(CN) – A man who urinated on the side of a building had his offensive littering conviction overturned after the Oregon Court of Appeals concluded that his urine didn’t count as a deposit of garbage.
The case had the appellate court panel pondering if the legislature meant to include urine as something a person can litter and related implications.
It all started with a classic road-trip dilemma: finding a place to pee.
In March 2015, Ryan Corcilius was driving across the country, and stopped in Portland. He needed to find a bathroom quickly.
First he tried a gas station.
The bathroom was for customers only.
The same was true of the Subway, where there was a long line of customers waiting for sandwiches.
“He began to panic because of the intense pressure of having to urinate,” the appellate court’s summary says.
Seeing no other choice, Corcilius found a building that looked secluded, and relieved himself on a pillar.
A private security guard named Sam saw it all go down. He approached the 33-year old Corcilius, who told the guard “I couldn’t find a better spot.”
Sam called for a police officer, who issued Corcilius a citation for “offensive littering,” a misdemeanor.
Corcilius moved to acquit the charge, arguing that the statute did not include public urination.
A Multnomah County Circuit Court judge disagreed, and ruled that human urine could be contained under the statutory definition of offensive littering. Corcilius received a year of probation and community service.
On appeal, the Oregon Court of Appeals mulled over “objectionable stenches” and “deposits” as they related to both traditional littering and urination.
“If the act of urinating is not an act of ‘discarding,’ then is it an act of ‘depositing’?” pondered Presiding Judge Darleen Ortega.
There are multiple meanings of the word “deposit,” Ortega noted, and balked at the state’s suggestion that in this case it means “to lay down or let fall or drop by a natural process” (like urination).
“That sense of the word is ill-suited to the act of urination and not the way we would expect the legislature to describe that act,” Ortega wrote for the majority.
“We doubt that the legislature would have understood terms more commonly associated with littering to capture the act of public urination,” the judge added.
The statute Corcilius was charged under prohibits people from depositing “rubbish, trash, garbage, debris or other refuse.”
Urine didn’t count as any of these, the majority concluded. The court reversed the conviction.
In a 6-page dissent, Judge Erika Hadlock argued that the term “any other refuse” in the offensive littering statute could include urine, “whether from a human or another animal” and that “deposit” could include urination.

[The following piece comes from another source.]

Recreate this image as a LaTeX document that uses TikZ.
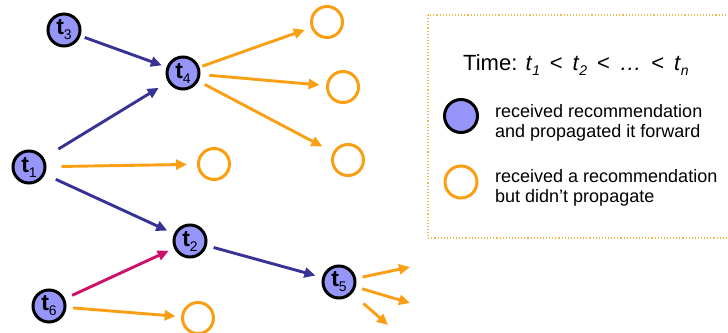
\documentclass[tikz,border=0pt]{standalone}
\usepackage{fontspec}
\setmainfont{Liberation Sans}
\usetikzlibrary{arrows.meta}

\definecolor{nodefill}{RGB}{150,150,250}
\definecolor{flowblue}{RGB}{55,50,150}
\definecolor{flowpink}{RGB}{205,15,105}
\definecolor{quietorange}{RGB}{250,158,20}
\definecolor{boxline}{RGB}{240,185,80}

% node label: bold "t" with a lowered index
\newcommand{\tlab}[1]{{\fontsize{23}{23}\selectfont\bfseries t}\raisebox{-5pt}{\fontsize{14}{14}\selectfont #1}}
% italic time variable with a small lowered index
\newcommand{\tvar}[1]{\textit{t}\raisebox{-5.5pt}{\fontsize{14}{14}\selectfont\textit{#1}}}

\begin{document}
\begin{tikzpicture}[x=1pt,y=-1pt,
  active/.style={circle, draw=black, line width=3pt, fill=nodefill,
    minimum size=32pt, inner sep=0pt},
  passive/.style={circle, draw=quietorange, line width=3pt,
    minimum size=31pt, inner sep=0pt},
  arrowhead/.style={-{Triangle[length=11pt,width=10pt]}},
  flow/.style={draw=flowblue, line width=2.9pt, arrowhead,
    shorten <=6pt, shorten >=6pt},
  pinkflow/.style={flow, draw=flowpink},
  quietflow/.style={flow, draw=quietorange, shorten >=7pt},
  legendtext/.style={anchor=base west, inner sep=0pt,
    font=\fontsize{18}{20}\selectfont},
]
\useasboundingbox (0,0) rectangle (728,332);
\clip (0,0) rectangle (728,332);

% legend frame
\draw[boxline, line width=1.1pt, dotted] (428,15) rectangle (760,238);

% propagating nodes
\node[active] (t3) at (64,30)   {\tlab{3}};
\node[active] (t4) at (183,73)  {\tlab{4}};
\node[active] (t1) at (29,167)  {\tlab{1}};
\node[active] (t2) at (190,241) {\tlab{2}};
\node[active] (t5) at (339,282) {\tlab{5}};
\node[active] (t6) at (49,306)  {\tlab{6}};

% nodes that did not pass it on
\node[passive] (o1) at (327,22)  {};
\node[passive] (o2) at (343,87)  {};
\node[passive] (o3) at (348,160) {};
\node[passive] (o4) at (214,164) {};
\node[passive] (o5) at (198,318) {};

% free ends of the arrows leaving t5
\coordinate (e1) at (410,267);
\coordinate (e2) at (410,303);
\coordinate (e3) at (388,325);

% forwarded recommendations
\draw[flow, shorten <=4.5pt, shorten >=5pt] (t3) -- (t4);
\draw[flow, shorten <=17pt, shorten >=11pt] (t1) -- (t4);
\draw[flow, shorten <=12pt, shorten >=7.5pt] (t1) -- (t2);
\draw[flow, shorten <=7pt, shorten >=7pt] (t2) -- (t5);
\draw[pinkflow, shorten <=8pt, shorten >=6pt] (t6) -- (t2);

% recommendations that stopped
\draw[quietflow, shorten <=15pt, shorten >=10pt] (t1) -- (o4);
\draw[quietflow, shorten <=3pt, shorten >=6.5pt] (t4) -- (o1);
\draw[quietflow, shorten <=9pt, shorten >=6.5pt] (t4) -- (o2);
\draw[quietflow, shorten <=7pt, shorten >=12pt] (t4) -- (o3);
\draw[quietflow, shorten <=6.5pt, shorten >=5.5pt] (t6) -- (o5);
\draw[quietflow, shorten <=6.5pt, shorten >=0pt] (t5) -- (e1);
\draw[quietflow, shorten <=6.5pt, shorten >=0pt] (t5) -- (e2);
\draw[quietflow, shorten <=15pt, shorten >=0pt] (t5) -- (e3);

% legend contents
\node[anchor=base west, inner sep=0pt, font=\fontsize{22}{24}\selectfont] (time) at (463,70)
  {Time: \tvar{1} \,<\, \tvar{2} \,<\, \textit{…} \,<\, \tvar{n}};
\node[active, minimum size=33pt] (keyactive) at (461,116) {};
\node[passive, minimum size=32pt] (keypassive) at (461,182) {};
\node[legendtext] (ka1) at (495,117) {received recommendation};
\node[legendtext] (ka2) at (495,137) {and propagated it forward};
\node[legendtext] (kp1) at (495,182) {received a recommendation};
\node[legendtext] (kp2) at (495,202) {but didn’t propagate};
\end{tikzpicture}
\end{document}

“The legislature’s attention to offensive smells and lack of cleanliness strongly suggest that it was not concerned only with the improper discarding of those kinds of objects,” Hadlock wrote.
“Smells and uncleanliness often are associated with liquid materials, even (or perhaps particularly) those liquids—like urine—that may dry and leave an offensive and unsanitary residue.”
Furthermore, there are different scenarios where a person can urinate in public, Hadlock argued, “that range from being merely inconsiderate to being deliberately offensive or aggressive.”
“Under the majority’s analysis, it seems likely that a person does not commit the crime of offensive littering when the person collects feces and later puts it on the sidewalk, in a bus shelter, or on another person’s doorstep,” Hadlock wrote.
“More questions inevitably will arise: What about other bodily fluids or solids, such as phlegm or blood, that a person may intentionally transfer directly from the body onto a public way or private property? Is dog feces “refuse” for purposes of this statute?”